Decanting - The Answer for Hidden Terroir!

In a recent piece over on Appellation America Dan Berger wrote the following

“one of the key factors in all great wine - evidence of the terroir - is easily obliterated early in a wine’s life, and the only way to access it is to decant the wine and allow air to work its magic.”

OK Dan, I’ll bite. Before you arrived at this enlightened moment of wine truth just how many wines did you find that revealed their terroir following decanting? And by that I mean performing a triangulation test with one bottle decanted for a few hours compared to a freshly opened bottle?

I have no doubt that Berger is correct in saying that some wines can exhibit sulfur (and other) odors soon after a cork is pulled or a screwcap ceremoniously removed in the Helm manner. And these odors can mask the depth and complexity of the wine. But for exposure to air to reveal hidden terroir is bunkum. Just like any other aspect of wine lore aeration produces effects that can be entirely subjective. If you don’t believe me get a couple of bottles of one wine and a few friends together and do your own triangulation test.
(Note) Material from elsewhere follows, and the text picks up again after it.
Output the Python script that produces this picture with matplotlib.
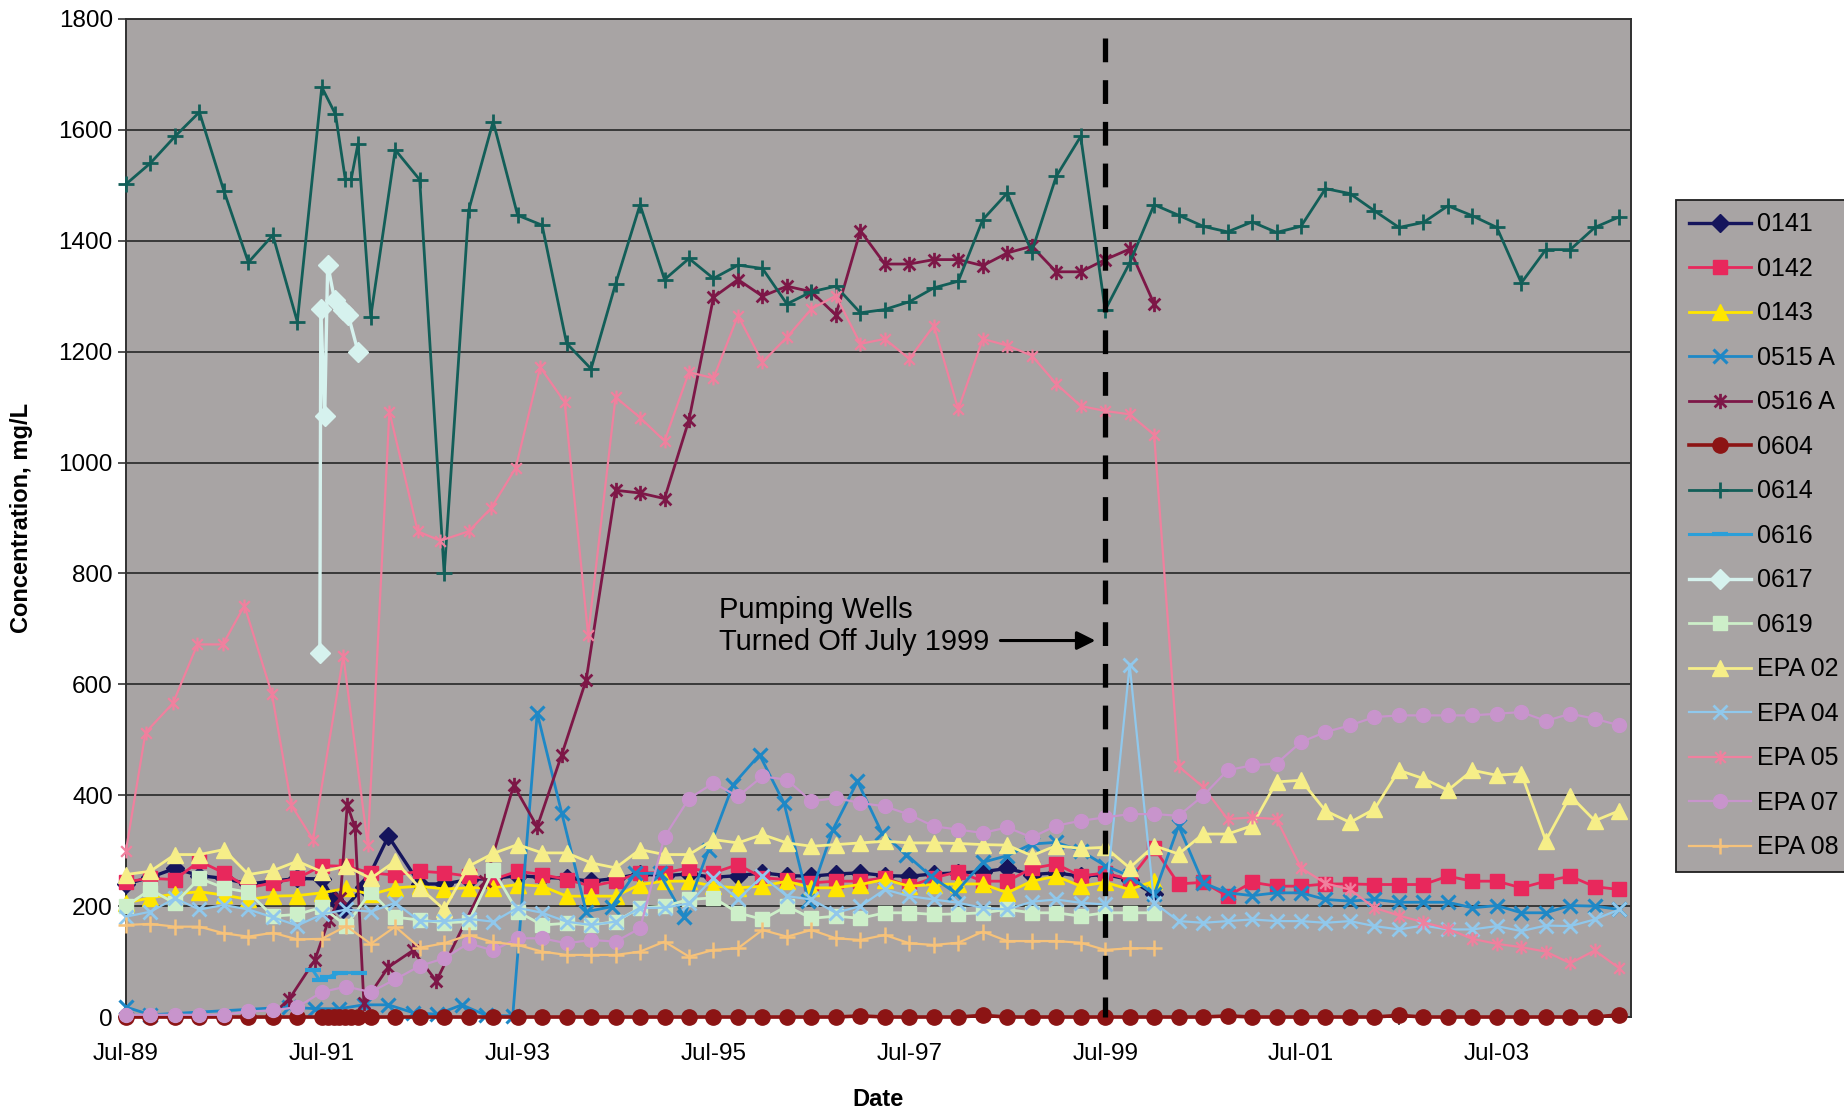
import matplotlib
matplotlib.use("Agg")
import matplotlib.pyplot as plt
from matplotlib.path import Path

plt.rcParams["font.family"] = ["Liberation Sans", "DejaVu Sans"]

# sampling dates as decimal years (quarterly)
QUARTERS = [
    1989.50, 1989.75, 1990.00, 1990.25, 1990.50, 1990.75, 1991.00, 1991.25,
    1991.50, 1991.75, 1992.00, 1992.25, 1992.50, 1992.75, 1993.00, 1993.25,
    1993.50, 1993.75, 1994.00, 1994.25, 1994.50, 1994.75, 1995.00, 1995.25,
    1995.50, 1995.75, 1996.00, 1996.25, 1996.50, 1996.75, 1997.00, 1997.25,
    1997.50, 1997.75, 1998.00, 1998.25, 1998.50, 1998.75, 1999.00, 1999.25,
    1999.50, 1999.75, 2000.00, 2000.25, 2000.50, 2000.75, 2001.00, 2001.25,
    2001.50, 2001.75, 2002.00, 2002.25, 2002.50, 2002.75, 2003.00, 2003.25,
    2003.50, 2003.75, 2004.00, 2004.25, 2004.50, 2004.75,
]

X_0141 = [1989.5, 1989.75, 1990.0, 1990.25, 1990.5, 1990.75, 1991.0, 1991.25,
          1991.5, 1991.62, 1991.72, 1991.93, 1992.18, 1992.5, 1992.75, 1993.0] + QUARTERS[15:43]
Y_0141 = [240, 252, 268, 255, 250, 240, 245, 250, 249, 212, 194, 235, 326, 240, 240, 248,
          250, 255, 252, 250, 245, 250, 258, 255, 258, 252, 255, 260, 255, 254,
          258, 260, 255, 254, 258, 260, 262, 268, 257, 260, 254, 257, 248, 221]

X_0142 = QUARTERS
Y_0142 = [244, 250, 248, 281, 260, 233, 242, 250, 273, 272,
          260, 256, 263, 260, 254, 248, 263, 257, 248, 236,
          245, 260, 260, 269, 260, 275, 251, 248, 242, 245,
          245, 251, 236, 251, 262, 245, 245, 268, 276, 254,
          260, 248, 305, 240, 243, 218, 243, 236, 236, 240,
          240, 239, 239, 239, 254, 245, 245, 233, 245, 254,
          235, 230]

X_0143 = QUARTERS[0:43]
Y_0143 = [206, 215, 222, 226, 220, 212, 218, 219, 224, 232,
          221, 233, 236, 231, 233, 233, 239, 236, 218, 218,
          218, 239, 245, 245, 236, 233, 236, 245, 233, 233,
          239, 248, 236, 239, 240, 240, 224, 245, 254, 236,
          243, 230, 245]

X_0515A = [1989.5, 1989.75, 1991.17, 1991.43, 1991.68, 1991.93, 1992.18, 1992.43, 1992.68,
           1992.93, 1993.18, 1993.45, 1993.7, 1993.95, 1994.2, 1994.46, 1994.7, 1994.95,
           1995.2, 1995.45, 1995.7, 1995.97, 1996.22, 1996.47, 1996.72, 1996.97, 1997.22,
           1997.47, 1997.72, 1997.97] + QUARTERS[35:62]
Y_0515A = [18, 4, 18, 15, 15, 22, 22, 8, 5, 22, 3, 2, 548, 368, 190, 199, 259, 259,
           181, 302, 419, 473, 386, 209, 338, 425, 332, 293, 254, 224,
           279, 291, 312, 315, 300, 273, 254, 221, 345, 242, 224, 219, 224, 224,
           212, 209, 212, 207, 207, 207, 197, 201, 188, 188, 201, 200, 194]

X_0516A = [1991.0, 1991.17, 1991.43, 1991.57, 1991.69, 1991.76, 1991.84, 1991.93,
           1992.18, 1992.43, 1992.67, 1993.17, 1993.46, 1993.7, 1993.95, 1994.2] + QUARTERS[20:43]
Y_0516A = [5, 33, 103, 175, 215, 383, 341, 25, 90, 120, 65, 245, 418, 343, 473, 608,
           950, 945, 935, 1077, 1298, 1330, 1300, 1318, 1308, 1266,
           1418, 1358, 1358, 1366, 1366, 1355, 1378, 1390, 1344, 1344,
           1366, 1385, 1286]

X_0604 = QUARTERS[0:9] + [1991.56, 1991.62, 1991.68, 1991.74, 1991.8, 1991.87] + QUARTERS[10:62]
Y_0604 = [0, 0, 0, 0, 0, 0, 0, 0, 0,
          0, 0, 0, 0, 0, 0,
          0, 0, 0, 0, 0, 0, 0, 0, 0, 0,
          0, 0, 0, 0, 0, 0, 0, 0, 0, 0,
          2, 0, 0, 0, 0, 3, 0, 0, 0, 0,
          0, 0, 0, 0, 0, 2, 0, 0, 0, 0,
          0, 0, 3, 0, 0, 0, 0, 0, 0, 0,
          0, 4]

X_0614 = [1989.5, 1989.75, 1990.0, 1990.25, 1990.5, 1990.75, 1991.0, 1991.25,
          1991.5, 1991.64, 1991.74, 1991.8, 1991.87] + QUARTERS[10:62]
Y_0614 = [1502, 1540, 1588, 1632, 1490, 1361, 1410, 1254, 1677, 1628, 1511, 1511, 1575,
          1263, 1564, 1510, 800, 1455, 1615, 1446, 1428, 1215, 1169, 1322, 1465,
          1330, 1368, 1332, 1356, 1350, 1286, 1308, 1318, 1270, 1276, 1290, 1315,
          1327, 1438, 1486, 1380, 1516, 1588, 1275, 1360, 1465, 1446, 1426, 1416,
          1434, 1415, 1426, 1494, 1485, 1454, 1424, 1433, 1463, 1445, 1424, 1324,
          1384, 1384, 1424, 1443]

X_0616 = [1991.41, 1991.48, 1991.56, 1991.69, 1991.88]
Y_0616 = [84, 66, 72, 80, 80]

X_0617 = [1991.48, 1991.49, 1991.53, 1991.56, 1991.63, 1991.72, 1991.77, 1991.87]
Y_0617 = [657, 1277, 1084, 1357, 1294, 1275, 1266, 1200]

X_0619 = QUARTERS[0:43]
Y_0619 = [200, 230, 205, 250, 233, 225, 182, 185, 198, 165,
          226, 180, 175, 170, 172, 265, 190, 166, 169, 166,
          172, 197, 200, 212, 215, 188, 176, 200, 178, 182,
          178, 188, 188, 185, 186, 188, 194, 188, 188, 182,
          188, 188, 188]

X_EPA02 = QUARTERS
Y_EPA02 = [257, 263, 293, 293, 302, 257, 264, 281, 262, 272,
           250, 281, 233, 194, 272, 295, 311, 296, 296, 278,
           269, 302, 293, 293, 320, 314, 329, 314, 308, 311,
           314, 317, 314, 314, 313, 311, 310, 291, 309, 304,
           306, 269, 309, 294, 330, 330, 345, 424, 427, 372,
           351, 375, 445, 430, 409, 445, 436, 439, 318, 399,
           354, 372]

X_EPA04 = QUARTERS
Y_EPA04 = [181, 190, 214, 194, 202, 194, 180, 165, 185, 194,
           190, 206, 173, 173, 177, 172, 197, 188, 172, 166,
           172, 197, 197, 205, 251, 212, 254, 218, 212, 188,
           200, 230, 218, 212, 206, 197, 194, 208, 212, 206,
           203, 635, 206, 173, 170, 173, 176, 173, 173, 170,
           173, 164, 158, 165, 158, 158, 164, 155, 165, 164,
           176, 194]

X_EPA05 = [1989.5, 1989.7, 1989.98, 1990.23, 1990.49, 1990.71, 1990.99, 1991.19, 1991.41,
           1991.72, 1991.97, 1992.19, 1992.48, 1992.71, 1993.0, 1993.23, 1993.48, 1993.73,
           1993.98, 1994.22] + QUARTERS[20:62]
Y_EPA05 = [300, 513, 566, 672, 672, 742, 583, 382, 320, 651, 310, 1092, 876, 859, 876,
           918, 990, 1172, 1109, 689,
           1118, 1081, 1039, 1163, 1152, 1265, 1181, 1226, 1277, 1301,
           1214, 1223, 1187, 1247, 1096, 1223, 1211, 1193, 1142, 1102,
           1093, 1087, 1050, 452, 415, 357, 360, 357, 269, 241,
           230, 197, 183, 171, 159, 141, 132, 126, 118, 97,
           120, 88]

X_EPA07 = QUARTERS
Y_EPA07 = [4, 4, 4, 4, 4, 10, 12, 18, 45, 55,
           45, 68, 92, 106, 133, 120, 142, 142, 133, 139,
           136, 160, 325, 394, 422, 398, 434, 428, 389, 395,
           386, 380, 365, 344, 338, 332, 342, 324, 345, 354,
           360, 366, 366, 363, 399, 445, 454, 457, 496, 514,
           526, 541, 544, 544, 544, 544, 547, 550, 534, 547,
           538, 526]

X_EPA08 = QUARTERS[0:43]
Y_EPA08 = [166, 168, 163, 163, 151, 145, 152, 140, 141, 164,
           132, 163, 125, 133, 148, 135, 130, 118, 112, 112,
           112, 118, 136, 109, 121, 124, 157, 145, 157, 142,
           139, 148, 133, 130, 134, 154, 137, 137, 137, 134,
           121, 124, 124]

# Excel style asterisk marker: an X with a vertical bar
ASTERISK = Path([(-1, -1), (1, 1), (-1, 1), (1, -1), (0, -1.3), (0, 1.3)],
                [Path.MOVETO, Path.LINETO, Path.MOVETO, Path.LINETO,
                 Path.MOVETO, Path.LINETO])

# label, x, y, color, marker, markersize, marker edge width, line width
SERIES = [
    ("0141", X_0141, Y_0141, "#15155C", "D", 9, 1, 2.4),
    ("0142", X_0142, Y_0142, "#E8285C", "s", 10, 1, 2.0),
    ("0143", X_0143, Y_0143, "#FFE600", "^", 11, 1, 2.0),
    ("0515 A", X_0515A, Y_0515A, "#1E88C6", "x", 10, 2.2, 2.0),
    ("0516 A", X_0516A, Y_0516A, "#7D1747", ASTERISK, 11, 2.0, 2.0),
    ("0604", X_0604, Y_0604, "#8C1414", "o", 11, 1, 2.6),
    ("0614", X_0614, Y_0614, "#125E58", "+", 12, 2.0, 2.0),
    ("0616", X_0616, Y_0616, "#2B9FD9", "_", 12, 3.0, 2.2),
    ("0617", X_0617, Y_0617, "#D6F2EE", "D", 10, 1, 2.4),
    ("0619", X_0619, Y_0619, "#CDEFC9", "s", 10, 1, 2.0),
    ("EPA 02", X_EPA02, Y_EPA02, "#F6EE88", "^", 11, 1, 2.0),
    ("EPA 04", X_EPA04, Y_EPA04, "#90C8EC", "x", 10, 2.0, 1.6),
    ("EPA 05", X_EPA05, Y_EPA05, "#F0809E", ASTERISK, 10, 1.6, 1.6),
    ("EPA 07", X_EPA07, Y_EPA07, "#C894CC", "o", 10, 1, 1.6),
    ("EPA 08", X_EPA08, Y_EPA08, "#F6C27A", "+", 11, 1.8, 1.6),
]

TICK_YEARS = [1989.5, 1991.5, 1993.5, 1995.5, 1997.5, 1999.5, 2001.5, 2003.5]
TICK_LABELS = ["Jul-89", "Jul-91", "Jul-93", "Jul-95", "Jul-97", "Jul-99", "Jul-01", "Jul-03"]
SHUTOFF = 1999.5

BG = "#A8A4A4"

fig = plt.figure(figsize=(18.44, 11.08), dpi=100)
ax = fig.add_axes([0.0683, 0.0821, 0.8162, 0.9008])
ax.set_facecolor(BG)

for i, (label, xs, ys, color, marker, ms, mew, lw) in enumerate(SERIES):
    ax.plot(xs, ys, color=color, lw=lw, marker=marker, markersize=ms,
            markerfacecolor=color, markeredgecolor=color, markeredgewidth=mew,
            label=label, zorder=3 + i * 0.1, clip_on=False)

# pumping shut-off marker
ax.plot([SHUTOFF, SHUTOFF], [1765, 0], color="black", lw=3.8,
        dashes=(4.5, 3.4), zorder=6, dash_capstyle="butt", clip_on=False)
ax.annotate("", xy=(1999.40, 679), xytext=(1998.43, 679),
            arrowprops=dict(arrowstyle="-|>", color="black", lw=2.2,
                            mutation_scale=28, shrinkA=0, shrinkB=0), zorder=7)
ax.text(1995.56, 705, "Pumping Wells\nTurned Off July 1999", fontsize=21,
        ha="left", va="center", linespacing=1.15, zorder=7)

ax.set_xlim(1989.5, 2004.87)
ax.set_ylim(0, 1800)
ax.set_yticks(range(0, 1801, 200))
ax.set_xticks(TICK_YEARS)
ax.set_xticklabels(TICK_LABELS)
ax.set_xticks([1990.5, 1992.5, 1994.5, 1996.5, 1998.5, 2000.5, 2002.5, 2004.5], minor=True)
ax.tick_params(axis="both", labelsize=17.5, length=6, width=1.2, color="#333333")
ax.tick_params(axis="x", which="minor", length=6, width=1.2, color="#333333")
ax.tick_params(axis="x", pad=13)
ax.grid(axis="y", color="#303030", lw=1.3)
ax.set_axisbelow(True)
for sp in ax.spines.values():
    sp.set_color("#303030")
    sp.set_linewidth(1.4)

ax.set_xlabel("Date", fontsize=17, fontweight="bold", labelpad=16)
ax.set_ylabel("Concentration, mg/L", fontsize=17, fontweight="bold", labelpad=18)

leg = ax.legend(loc="upper left", bbox_to_anchor=(0.9089, 0.8195),
                bbox_transform=fig.transFigure, borderaxespad=0,
                fontsize=18, frameon=True, fancybox=False, framealpha=1,
                facecolor=BG, edgecolor="#202020", labelspacing=0.82,
                handlelength=2.5, handletextpad=0.25, borderpad=0.5)
leg.get_frame().set_linewidth(1.3)

fig.savefig("out.png", dpi=100, facecolor="white")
What is a triangulation test? In essence it is a test to see if a taster can distinguish between two wines (or as I have used in decanting experiments here on SHIRAZ - decanted versus non-decanted wine). Two glasses receive one wine and a third the other wine. It is the task of the taster to identify which glasses contain which wine. And because two glasses have the same wine it shouldn’t be all that hard, right Dan!